A mon sens, l’œuvre est une œuvre d’individus biberonnés à Disney puis s’étant enfiévrés pour Game of Thrones, mais ne pouvant plus assumer directement l’héritage du premier et cherchant à féminiser-socialiser le second. J’aurais préféré soit suivre une Rosa Luxemburg du Moyen-âge, soit que les auteurs assument n’avoir rien à dire sur la condition des femmes et du peuple. Parce que sous couvert d’émanciper les unes et de défendre l’autre, ils reconduisent une trame complètement viriliste et n’incarnent jamais les gueux autrement que par un trio de marginaux dont l’action restera marginale. Refermant le double pavé, je m’étais posé la question : qu’est-ce qui peut bien donner envie de suivre Tilda et sa bande ? S’il s’agit de comprendre la réalité féminine de l’époque, je préfère lire du Régine Pernoud, et s’il s’agit de suivre une rebelle tirant son épingle du jeu dans un univers phallocrate, je renvoie plutôt aux machinations de la Milady de Dumas ou de la Merteuil de Laclos. Les aventures relatées ici ne sont ni épiques ni originales, elles refusent la brèche que pourrait leur offrir l’humour, et n’osent même pas l’antipathie jusqu’au bout : cela se termine en enterrement larmoyant, ouvert sur l’espoir.
Car l’œuvre est pleine de valeurs morales à faire er, censément puissantes et progressistes, et sur lesquelles je vais terminer.
Âge sans dehors, or aveuglant
Où mène cette série de péripéties convenues ? A un « âge d’or » dont on ne verra jamais les principes en action.
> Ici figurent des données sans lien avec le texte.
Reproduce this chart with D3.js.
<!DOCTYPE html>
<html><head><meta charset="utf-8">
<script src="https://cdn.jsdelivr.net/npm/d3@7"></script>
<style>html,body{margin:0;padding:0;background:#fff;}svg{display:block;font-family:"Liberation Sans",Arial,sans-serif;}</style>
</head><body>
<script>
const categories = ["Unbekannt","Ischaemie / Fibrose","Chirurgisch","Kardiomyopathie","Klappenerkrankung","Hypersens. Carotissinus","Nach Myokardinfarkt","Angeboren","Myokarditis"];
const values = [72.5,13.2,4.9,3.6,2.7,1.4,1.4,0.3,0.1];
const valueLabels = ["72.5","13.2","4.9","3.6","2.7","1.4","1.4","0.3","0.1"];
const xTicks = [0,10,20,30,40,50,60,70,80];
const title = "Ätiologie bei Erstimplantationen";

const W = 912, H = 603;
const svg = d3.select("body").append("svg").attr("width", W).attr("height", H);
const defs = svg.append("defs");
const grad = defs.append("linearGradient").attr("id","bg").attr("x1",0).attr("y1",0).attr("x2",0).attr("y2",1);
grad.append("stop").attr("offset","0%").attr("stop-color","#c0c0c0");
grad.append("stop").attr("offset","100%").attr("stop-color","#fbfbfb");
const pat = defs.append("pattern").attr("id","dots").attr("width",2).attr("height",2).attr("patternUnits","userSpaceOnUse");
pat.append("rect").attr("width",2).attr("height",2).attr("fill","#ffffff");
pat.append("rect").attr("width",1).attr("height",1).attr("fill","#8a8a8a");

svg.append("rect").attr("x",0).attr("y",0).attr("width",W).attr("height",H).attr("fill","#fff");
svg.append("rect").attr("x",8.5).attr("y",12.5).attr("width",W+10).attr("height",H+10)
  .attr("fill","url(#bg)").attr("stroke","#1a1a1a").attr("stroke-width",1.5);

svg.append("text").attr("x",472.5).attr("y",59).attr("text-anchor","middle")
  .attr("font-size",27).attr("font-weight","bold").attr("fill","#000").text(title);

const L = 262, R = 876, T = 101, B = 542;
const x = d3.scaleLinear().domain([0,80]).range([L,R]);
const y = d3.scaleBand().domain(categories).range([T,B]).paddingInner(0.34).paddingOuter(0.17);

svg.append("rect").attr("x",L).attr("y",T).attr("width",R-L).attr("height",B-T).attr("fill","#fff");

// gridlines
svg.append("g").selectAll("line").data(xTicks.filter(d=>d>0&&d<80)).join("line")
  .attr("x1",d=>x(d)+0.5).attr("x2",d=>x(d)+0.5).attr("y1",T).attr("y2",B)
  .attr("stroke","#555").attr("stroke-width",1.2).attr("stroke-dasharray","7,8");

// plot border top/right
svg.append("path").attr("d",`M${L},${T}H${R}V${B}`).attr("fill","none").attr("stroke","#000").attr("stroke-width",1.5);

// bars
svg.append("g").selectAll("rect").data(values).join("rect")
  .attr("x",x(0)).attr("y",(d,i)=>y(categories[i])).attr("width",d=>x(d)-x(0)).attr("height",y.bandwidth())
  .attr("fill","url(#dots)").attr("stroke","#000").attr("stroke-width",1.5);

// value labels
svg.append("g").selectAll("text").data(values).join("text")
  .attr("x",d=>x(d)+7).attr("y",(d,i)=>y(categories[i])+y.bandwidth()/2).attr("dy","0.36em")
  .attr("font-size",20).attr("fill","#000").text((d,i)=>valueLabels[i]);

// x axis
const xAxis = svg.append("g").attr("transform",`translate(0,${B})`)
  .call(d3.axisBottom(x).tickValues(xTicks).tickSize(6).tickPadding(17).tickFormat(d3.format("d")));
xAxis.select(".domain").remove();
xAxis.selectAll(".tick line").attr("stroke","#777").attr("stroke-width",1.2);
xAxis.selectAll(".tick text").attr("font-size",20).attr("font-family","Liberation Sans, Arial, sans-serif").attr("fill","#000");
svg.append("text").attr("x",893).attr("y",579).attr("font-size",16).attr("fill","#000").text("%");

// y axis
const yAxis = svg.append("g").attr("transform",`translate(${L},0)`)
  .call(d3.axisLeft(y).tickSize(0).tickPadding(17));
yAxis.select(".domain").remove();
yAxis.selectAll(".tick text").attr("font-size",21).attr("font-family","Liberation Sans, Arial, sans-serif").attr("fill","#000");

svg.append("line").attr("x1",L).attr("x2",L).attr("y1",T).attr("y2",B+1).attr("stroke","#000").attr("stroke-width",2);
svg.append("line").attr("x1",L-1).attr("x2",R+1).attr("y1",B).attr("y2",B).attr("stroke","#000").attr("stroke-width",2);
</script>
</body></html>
Quand les gentils échangent sur leurs divergences, ce sera autour d’ouvrages aux titres aussi subtils qu’incarnés : « la réforme mesurée ». Il y a une métaphysique biblique, sans le poids du sacré ; il ne sera jamais question de foi, révolutionnaire ou pas, sauf par généralités plates (« notre cause est fragile. Auprès de qui vous engagez-vous : du côté de ceux qui n’ont rien ou auprès de leurs maîtres ? »). La symbolique est rebattue : la dirigeante progressiste remplace la Couronne par le Livre. Non seulement c’est toujours abstrait et banal, mais ça ne pense aucunement la dialectique du trône et du verbe, bien plus intriqués qu’opposés, historiquement. En face, le méchant refuse le changement, clamant « ce ne sont que des mots », alors que ces mots le brûlent, révélant sa monstruosité déjà évidente. L’œuvre embrasse une logique performative : le verbe sauve, le verbe punit, le verbe écrase. Ce qui, à y bien réfléchir, n’est pas si progressiste qu’aux premiers abords.
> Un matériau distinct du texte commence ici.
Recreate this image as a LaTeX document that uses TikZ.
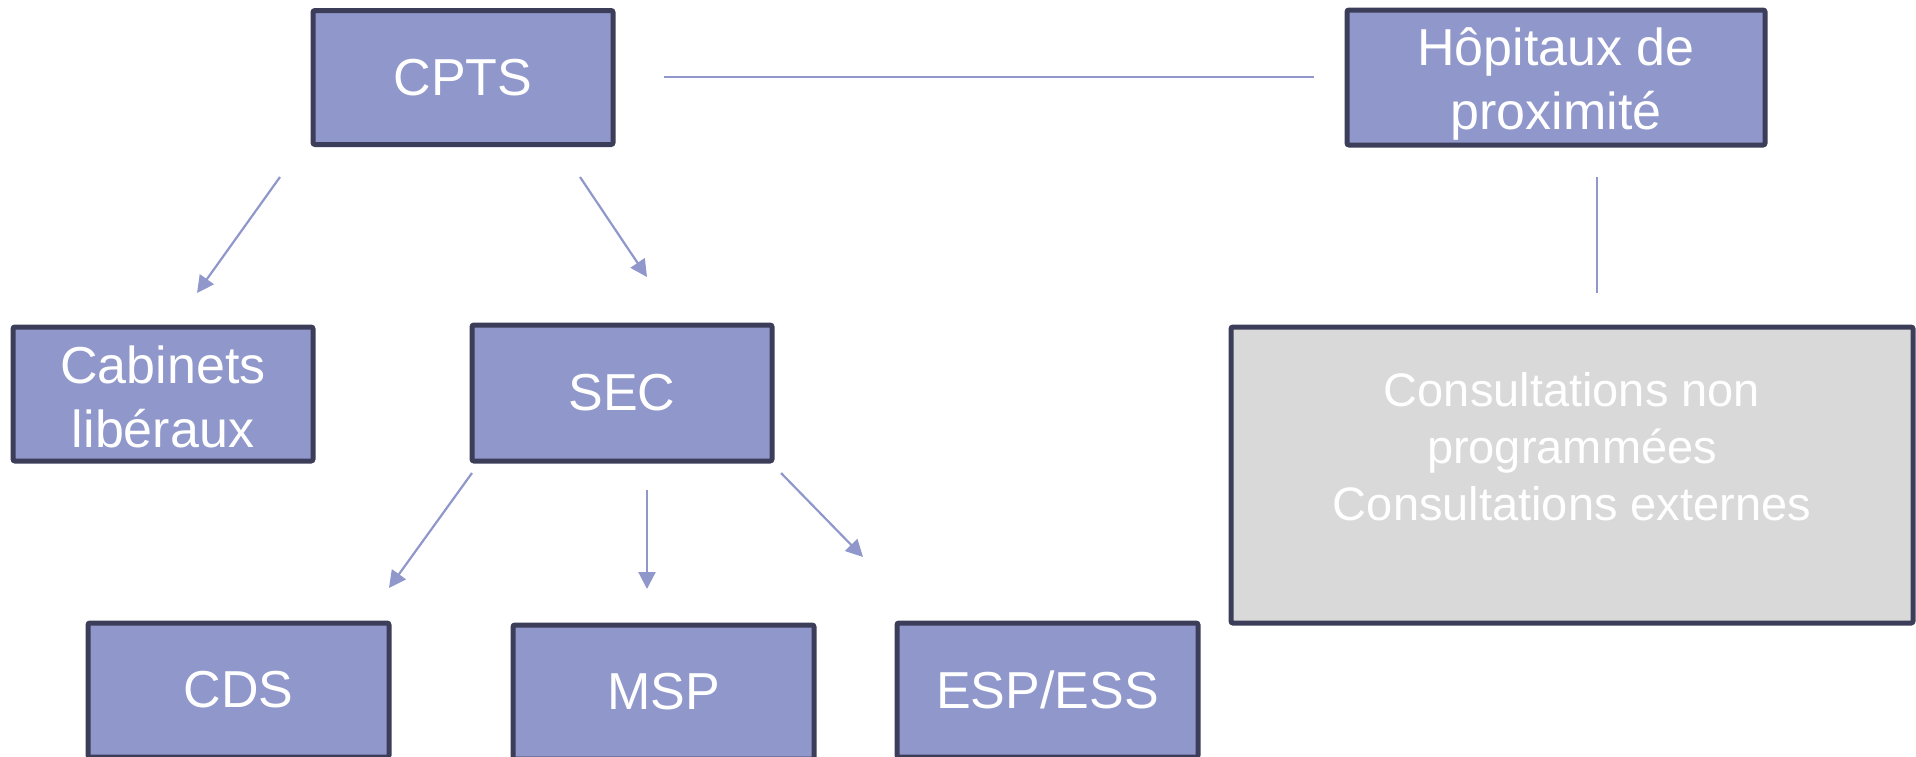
\documentclass[tikz,border=0pt]{standalone}
\usepackage{fontspec}
\setmainfont{Liberation Sans}
\usetikzlibrary{arrows.meta}
\definecolor{boxfill}{HTML}{8F97CB}
\definecolor{boxline}{HTML}{3C3D58}
\definecolor{conn}{HTML}{8F97CB}
\definecolor{grayfill}{HTML}{D9D9D9}
\begin{document}
\begin{tikzpicture}[x=0.5pt,y=-0.5pt,
  bluebox/.style={draw=boxline, fill=boxfill, line width=2.5pt, rounded corners=1pt,
    inner sep=0pt, align=center, text=white,
    font=\fontsize{26pt}{32pt}\selectfont},
  bluetext/.style={inner sep=0pt, align=center, text=white,
    font=\fontsize{26pt}{32pt}\selectfont},
  graybox/.style={draw=boxline, fill=grayfill, line width=2.5pt, rounded corners=1pt,
    inner sep=0pt},
  graytext/.style={inner sep=0pt, align=center, text=white,
    font=\fontsize{23.5pt}{28.5pt}\selectfont},
  connline/.style={draw=conn, line width=1.1pt},
  connarrow/.style={draw=conn, line width=1.1pt, -{Triangle[length=8.5pt,width=8.5pt]}, fill=conn}
]
\useasboundingbox (0,0) rectangle (1916,756);

\node[bluebox, minimum width=150pt, minimum height=67pt] (cpts) at (463,77.5) {CPTS};
\node[bluebox, minimum width=209pt, minimum height=67.5pt] (hop) at (1556,77.5) {};
\node[bluetext] (hoptext) at (1556,84) {Hôpitaux de\\proximité};
\node[bluebox, minimum width=150pt, minimum height=67pt] (cab) at (163,394) {};
\node[bluetext] (cabtext) at (163,396.5) {Cabinets\\libéraux};
\node[bluebox, minimum width=150pt, minimum height=68pt] (sec) at (622,393) {SEC};
\node[bluebox, minimum width=150.5pt, minimum height=67pt] (cds) at (238.5,690) {CDS};
\node[bluebox, minimum width=150.5pt, minimum height=67pt] (msp) at (663.5,692) {MSP};
\node[bluebox, minimum width=150.5pt, minimum height=67pt] (esp) at (1047.5,690) {ESP/ESS};
\node[graybox, minimum width=341pt, minimum height=148pt] (cons) at (1572,475) {};
\node[graytext] (constext) at (1572,447) {Consultations non\\programmées\\Consultations externes};

\coordinate (l1a) at (664,77);
\coordinate (l1b) at (1314,77);
\coordinate (l2a) at (1597,177);
\coordinate (l2b) at (1597,293);
\coordinate (a1s) at (280,177);
\coordinate (a1e) at (197,293);
\coordinate (a2s) at (580,177);
\coordinate (a2e) at (647,277);
\coordinate (a3s) at (472,473);
\coordinate (a3e) at (389,588);
\coordinate (a4s) at (647,490);
\coordinate (a4e) at (647,589);
\coordinate (a5s) at (781,473);
\coordinate (a5e) at (863,557);

\draw[connline] (l1a) -- (l1b);
\draw[connline] (l2a) -- (l2b);
\draw[connarrow] (a1s) -- (a1e);
\draw[connarrow] (a2s) -- (a2e);
\draw[connarrow] (a3s) -- (a3e);
\draw[connarrow] (a4s) -- (a4e);
\draw[connarrow] (a5s) -- (a5e);
\end{tikzpicture}
\end{document}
Contre les grands vizirs, les marâtres, et les comploteurs aux visages de consanguins s’érigent des autarcies cachées, où les femmes s’exercent au bâton comme dans Kung-Fu Panda, s’organisent selon un roulement de pouvoir idolâtré mais jamais exposé, et s’occupent de leur potager comme de parfaites écolos décroissantes. Ce n’est pas une réinterprétation du moyen-âge : c’est un patchwork de citadin romantique. Une enfilade de lieux communs libéraux, soit, quand l’on creuse, apolitiques, voire réactionnaire (mais plus bêtes que nauséabonds, ne sortons pas les grands mots) : le peuple, grotesque, n’est jamais représenté en train de travailler, lorsqu’il s’assemble de lui-même, c’est en foule massacrant les bons aveugles. Il faudra des guides supérieurement intelligents (ou simplement mieux nés) pour canaliser cette juste colère d’opprimés. Les idiots sont aussi les cœurs-purs incorruptibles, acquérant du savoir sans gagner en pouvoir (anti-intellectualisme, quand tu nous tiens, et quand tu contredis ton œuvre en valorisant une lecture inaccessible à 99% des paysans de l’époque pour tes besoins narratifs).
Le titre de la bande-dessinée, comme souvent, vaut programme-aveu. L’âge d’or. Autrefois, tout était parfait (mythe du bon sauvage, qui n’est pas aimé dans sa barbarie amorale, ni pensé dans sa soumission à l’état de Nature, particulièrement réifiant pour les femmes qui fantasment pourtant ce retour aux sources). Demain, l’égalité adviendra, resplendissante. Sauf que dans le concret du livre, nous ne suivons que mort et désolation (édulcorées, qui plus est). La forme fait mentir le fond argué.
L’âge d’or en tant que livre permet de faire tenir ensemble nature et culture. L’héroïne prend de la première la virginité moins la sauvagerie ; et de la seconde, la sagesse, sans la verticalité civilisationnelle. Parce que pour assumer un âge d’or politique, il faudrait assumer de brûler des bouquins, et n’est pas capable de compagnonner avec le Lantenac de Quatrevingt-treize qui veut. Et pour explorer une véritable opposition entre les deux, on reviendra plutôt à Princesse Mononoké, où le vivant est violent, et où l’on suit une Dame Eboshi qui se sert de la culture pour soigner des lépreux que la nature broierait, et pour donner des flingues plus légers aux femmes qu’une force physique inférieure laissait jusqu’alors à la merci d’une violence masculine réelle.